Abu Thalhah r.a. dikenal sebagai sahabat Rasulullah yang sangat mulia dan dermawan. Apa yang diperlihatkannya dalam kisah di atas, memberikan inspirasi dan teladan berharga bagi kita semua. Kesimpulannya seseorang yang benar-benar beriman, tidak akan bersifat bakhil dan selalu bersedia dengan penuh keikhlasan menafkahkan harta yang dicintainya di jalan Allah.

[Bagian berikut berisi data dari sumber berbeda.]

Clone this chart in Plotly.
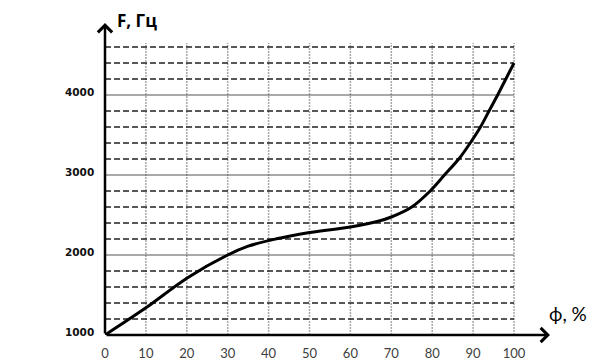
import plotly.graph_objects as go

# Curve data
phi = [0, 10, 20, 30, 35, 40, 45, 50, 60, 67, 70, 75, 79.5, 83, 86.5, 89.3, 91.8, 93.9, 96, 98, 100]
freq = [1000, 1340, 1710, 2000, 2110, 2180, 2235, 2280, 2350, 2425, 2475, 2600, 2800, 3000, 3200, 3400, 3600, 3800, 4000, 4200, 4400]

x_ticks = [0, 10, 20, 30, 40, 50, 60, 70, 80, 90, 100]
y_major = [1000, 2000, 3000, 4000]
y_minor = [v for v in range(1200, 4800, 200) if v % 1000 != 0]
x_grid = [10, 20, 30, 40, 50, 60, 70, 80, 90, 100]

x_max = 108.8
y_max = 4900
grid_top = 4650

fig = go.Figure()
fig.add_trace(go.Scatter(x=phi, y=freq, mode="lines",
                         line=dict(color="black", width=3, shape="spline", smoothing=0.8),
                         hoverinfo="skip"))

shapes = []
for gx in x_grid:
    shapes.append(dict(type="line", xref="x", yref="y", x0=gx, x1=gx, y0=1000, y1=grid_top,
                       line=dict(color="#a8a8a8", width=1.5, dash="2px,1px"), layer="below"))
for gy in y_minor:
    shapes.append(dict(type="line", xref="x", yref="y", x0=0, x1=100, y0=gy, y1=gy,
                       line=dict(color="#222222", width=1.6, dash="6px,3px"), layer="below"))
for gy in y_major[1:]:
    shapes.append(dict(type="line", xref="x", yref="y", x0=0, x1=100, y0=gy, y1=gy,
                       line=dict(color="#555555", width=1), layer="below"))

annotations = []
# axes with arrows
annotations.append(dict(x=x_max, y=1000, ax=0, ay=1000, xref="x", yref="y", axref="x", ayref="y",
                        showarrow=True, arrowhead=4, arrowsize=1.1, arrowwidth=2.5, arrowcolor="black", text=""))
annotations.append(dict(x=0, y=y_max, ax=0, ay=1000, xref="x", yref="y", axref="x", ayref="y",
                        showarrow=True, arrowhead=4, arrowsize=1.1, arrowwidth=2.5, arrowcolor="black", text=""))
# y tick labels
for v in y_major:
    annotations.append(dict(x=0, y=v, xref="x", yref="y", text="<b>%d</b>" % v, showarrow=False,
                            xanchor="right", yanchor="middle", xshift=-9, yshift=3,
                            font=dict(family="DejaVu Sans", size=10.5, color="#111111")))
# axis titles
annotations.append(dict(x=0, y=y_max, xref="x", yref="y", text="<b>F, Гц</b>", showarrow=False,
                        xanchor="left", yanchor="middle", xshift=10, yshift=3,
                        font=dict(family="Open Sans", size=17, color="black")))
annotations.append(dict(x=x_max, y=1000, xref="x", yref="y", text="ф, %", showarrow=False,
                        xanchor="left", yanchor="middle", xshift=-3, yshift=22,
                        font=dict(family="Lato", size=19, color="black")))

fig.update_layout(
    width=612, height=364,
    margin=dict(l=97, r=70, t=15, b=37, autoexpand=False),
    paper_bgcolor="white", plot_bgcolor="white",
    showlegend=False,
    shapes=shapes, annotations=annotations,
    xaxis=dict(range=[0, x_max], showgrid=False, zeroline=False, showline=False,
               automargin=False,
               tickmode="array", tickvals=x_ticks, ticktext=[str(t) for t in x_ticks],
               ticks="", ticklabelstandoff=9,
               tickfont=dict(family="Lato", size=13, color="#404040"), fixedrange=True),
    yaxis=dict(range=[1000, y_max], showgrid=False, zeroline=False, showline=False,
               automargin=False,
               showticklabels=False, ticks="", fixedrange=True),
)
fig.write_html("out.html")
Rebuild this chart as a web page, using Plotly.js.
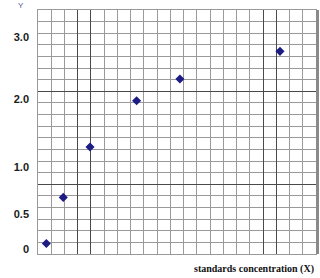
<!DOCTYPE html>
<html><head><meta charset="utf-8">
<script src="https://cdn.plot.ly/plotly-3.0.1.min.js"></script>
<style>html,body{margin:0;padding:0;background:#fff}#chart{width:320px;height:278px}</style>
</head><body><div id="chart"></div>
<script>
// Values, in grid-square units (graph paper 21 x 21)
const pointX = [0.63, 1.91, 3.93, 7.45, 10.72, 18.28];
const pointY = [0.91, 4.87, 9.21, 13.19, 15.06, 17.44];
const yTickPos = [0.45, 3.4, 7.5, 13.3, 18.7];
const yTickText = ['0', '0.5', '1.0', '2.0', '3.0'];
const darkX = [3, 4, 17, 18];
const darkY = [6, 14];
const gridMax = 21;

const trace = {
  x: pointX, y: pointY, xaxis: 'x', yaxis: 'y',
  type: 'scatter', mode: 'markers',
  marker: {symbol: 'diamond', size: 7, color: '#1c1c84'},
  hoverinfo: 'skip'
};
const labelAxisTrace = {x: [], y: [], xaxis: 'x', yaxis: 'y2', type: 'scatter', mode: 'markers', hoverinfo: 'skip'};
const borderAxisTrace = {x: [], y: [], xaxis: 'x', yaxis: 'y3', type: 'scatter', mode: 'markers', hoverinfo: 'skip'};
const minorGrid = {tickmode: 'linear', tick0: 0, dtick: 1, showgrid: true, gridcolor: '#9a9a9a', gridwidth: 1, ticks: ''};
const layout = {
  width: 320, height: 278,
  margin: {l: 38, r: 4, t: 10, b: 24},
  paper_bgcolor: '#fff', plot_bgcolor: '#fff',
  showlegend: false,
  xaxis: {range: [0, gridMax], tickmode: 'array', tickvals: darkX, showticklabels: false, ticks: '',
          showgrid: true, gridcolor: '#4a4a4a', gridwidth: 1, zeroline: false,
          showline: true, linecolor: '#9a9a9a', linewidth: 1, mirror: true, minor: minorGrid, fixedrange: true},
  yaxis: {range: [0, gridMax], tickmode: 'array', tickvals: darkY, showticklabels: false, ticks: '',
          showgrid: true, gridcolor: '#4a4a4a', gridwidth: 1, zeroline: false,
          showline: true, linecolor: '#9a9a9a', linewidth: 1, mirror: true, minor: minorGrid, fixedrange: true},
  yaxis2: {overlaying: 'y', range: [0, gridMax], tickmode: 'array', tickvals: yTickPos, ticktext: yTickText,
           showgrid: false, zeroline: false, ticks: '', side: 'left', ticklabelstandoff: 8,
           tickfont: {family: 'Liberation Sans, Arial, sans-serif', size: 11, color: '#1a1a1a', weight: 'bold'}, fixedrange: true},
  yaxis3: {overlaying: 'y', range: [0, gridMax], side: 'right', showline: true, linecolor: '#8a8a8a', linewidth: 3,
           showgrid: false, zeroline: false, showticklabels: false, ticks: ''},
  annotations: [
    {text: 'standards concentration (X)', xref: 'paper', yref: 'paper', x: 1, y: -0.03, xanchor: 'right', yanchor: 'top',
     showarrow: false, font: {family: 'Liberation Serif, Times New Roman, serif', size: 10, color: '#111', weight: 'bold'}},
    {text: 'Y', xref: 'paper', yref: 'paper', x: -0.06, y: 1.018, xanchor: 'center', yanchor: 'middle',
     showarrow: false, font: {family: 'Liberation Sans, Arial, sans-serif', size: 8, color: '#4a5a9a'}}
  ]
};
Plotly.newPlot('chart', [trace, labelAxisTrace, borderAxisTrace], layout, {staticPlot: true, displayModeBar: false});
</script></body></html>
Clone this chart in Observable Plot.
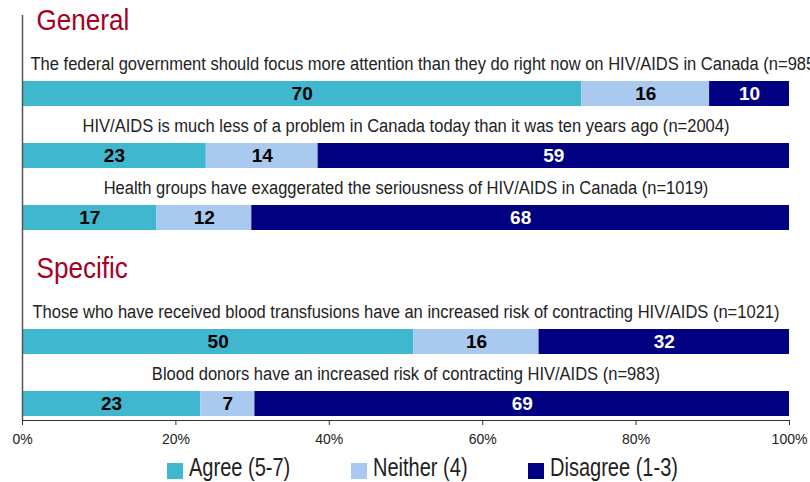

Dan yang menjadi catatan penting bagi kita semua adalah saat membaca Al-Qur’an, para sahabat zaman dahulu sangat mengutamakan pemahaman dan implementasi (pengamalan). Sementara kita, lebih mengutamakan khatam (tamat) ketimbang faham. Alangkah indahnya kalau kita sering tamat dan faham serta implementatif. Setelah faham, langsung diaplikasikan dalam kehidupan.